In more “I can’t believe the fucking New York Times actually reported this story” news, there’s this little gem about texting during dinner. Seems that lots of people text while eating. And guess what: Texting while dining with other people is rude.
Remember that episode of “Family Ties” when Alex worked late at the grocery store and tried to study at the breakfast table and his dad was all, “Don’t do that?” Of course you don’t. Because it was a sitcom, and sitcoms are forgettable, which apparently is what the New York Times wants to be.
Look, we don’t want to be the arbiters of taste (false modesty), but if someone has to tell you to stop texting at the dinner table, you should be killed. Or at least maimed terribly. Preferably in the thumbs.
Anyway, the story contains 1,381 reasons why newspapers are dying. Here are just a few snippets:
Texting while eating has become a major issue among couples in counseling, says Evan Imber-Black, a prominent family therapist.
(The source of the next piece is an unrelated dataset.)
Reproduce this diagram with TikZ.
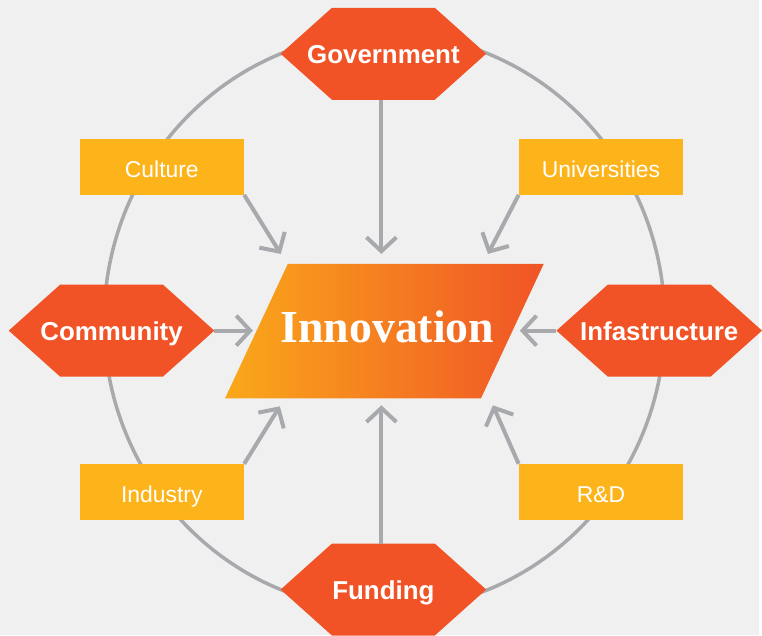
\documentclass[tikz,border=0pt]{standalone}
\usepackage{fontspec}
\setmainfont{Liberation Sans}
\newfontfamily\innofont{Liberation Serif}
\usetikzlibrary{arrows.meta,calc}
\definecolor{bggray}{RGB}{240,240,240}
\definecolor{hexred}{RGB}{241,83,38}
\definecolor{boxyellow}{RGB}{253,180,27}
\definecolor{linegray}{RGB}{167,169,172}
\definecolor{innoleft}{RGB}{250,168,26}
\definecolor{innoright}{RGB}{240,84,38}
\pgfdeclarelayer{back}
\pgfsetlayers{back,main}

\begin{document}
\begin{tikzpicture}[x=1pt,y=-1pt,
        hexnode/.style={minimum width=206pt,minimum height=92pt,inner sep=0pt,text height=20pt,text depth=0pt,text=white,font=\bfseries\fontsize{26}{30}\selectfont},
        smallbox/.style={fill=boxyellow,minimum width=165pt,minimum height=56pt,inner sep=0pt,text height=21.5pt,text depth=0pt,text=white,font=\fontsize{23}{27}\selectfont},
        arr/.style={linegray,line width=4pt,-{Straight Barb[length=14pt,width=30pt]}}]

        \begin{pgfonlayer}{back}
            \fill[bggray] (0,0) rectangle (762,638);
            \draw[linegray,line width=3.5pt] (386,323) ellipse [x radius=281.5,y radius=289.5];
        \end{pgfonlayer}

        % hexagons
        \node[hexnode] (gov) at (385,54) {Government};
        \node[hexnode] (fun) at (385,592) {Funding};
        \node[hexnode] (com) at (112,332) {Community};
        \node[hexnode] (inf) at (662,332) {Infastructure};

        \begin{pgfonlayer}{back}
            \foreach \h in {gov,fun,com,inf}
                \fill[hexred] (\h.west) -- ($(\h.north west)!.25!(\h.north east)$) -- ($(\h.north west)!.75!(\h.north east)$)
                    -- (\h.east) -- ($(\h.south west)!.75!(\h.south east)$) -- ($(\h.south west)!.25!(\h.south east)$) -- cycle;
        \end{pgfonlayer}

        % boxes
        \node[smallbox] (cul) at (162.5,167.5) {Culture};
        \node[smallbox] (uni) at (603.5,167.5) {Universities};
        \node[smallbox] (ind) at (162.5,494) {Industry};
        \node[smallbox] (rnd) at (603.5,494) {R\&D};

        % centre
        \shade[left color=innoleft,right color=innoright] (226,400) -- (289,265) -- (546,265) -- (483,400) -- cycle;
        \node[text=white,font=\innofont\bfseries\fontsize{46}{50}\selectfont] (inno) at (389,328) {Innovation};

        \coordinate (tgov) at (383,255);
        \coordinate (tfun) at (383,407);
        \coordinate (tcom) at (254,332);
        \coordinate (tinf) at (522,332);
        \coordinate (tcul) at (282,255);
        \coordinate (tuni) at (490,255);
        \coordinate (tind) at (281,408);
        \coordinate (trnd) at (495,407);

        \draw[arr] (gov.south -| tgov) -- (tgov);
        \draw[arr] (fun.north -| tfun) -- (tfun);
        \draw[arr] (com) -- (tcom);
        \draw[arr] (inf) -- (tinf);
        \draw[arr] (cul.south east) -- (tcul);
        \draw[arr] (uni.south west) -- (tuni);
        \draw[arr] (ind.north east) -- (tind);
        \draw[arr] (rnd.north west) -- (trnd);

    \end{tikzpicture}
\end{document}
And, yes, she says, it seems the men are the ones who can’t sit down for dinner for a half-hour without tapping away at their phones. (The reverse is true among teenagers, where the girls are the nonstop texters.)
So at heart grown men are as mature as teenage girls. Just throwing that out there.
[Danah] Boyd is 31. Sometimes she looks up from her glowing iPhone screen to see her husband, Gilad Lotan, a Microsoft designer, frowning at her across the table.
“If I’m sitting there privately responding to messages, Gilad might say, ‘Hey, I thought we were at dinner,’ ” she said. “I’ll be, like, ‘Hmm, sorry, just doing this quickly.’ ”
They both bring their iPhones to the table, she said, using them as conversational tools. If they’re debating a question, for instance, they might use their phones to look up the answer.
They try to avoid texting, she said, “if it’s a dinner where we’re trying to be engaged.” (As opposed to a dinner “where we both need food in our systems so we can both get back to work.”).
Going out on a limb here: There are bigger problems in their marriage than texting during dinner. Like, they’re both assholes.
Our favorite part of the story is the ending:
“My son would never dream of texting at the table,” said [Lydia] Shire, a chef and restaurant owner in Boston. “And he wouldn’t do it at anyone else’s table, either.”
True, said her 19-year-old son, Alex Pineda. To take out his BlackBerry Dream would be to distract from his mother’s amazing cooking, and the conversation with her and his father.
The kid knows the score. See which item in the list comes first? Our request to the New York Times: If you’re going to do frivolous stories, how about a piece on why women think Dane Cook is funny? Thanks!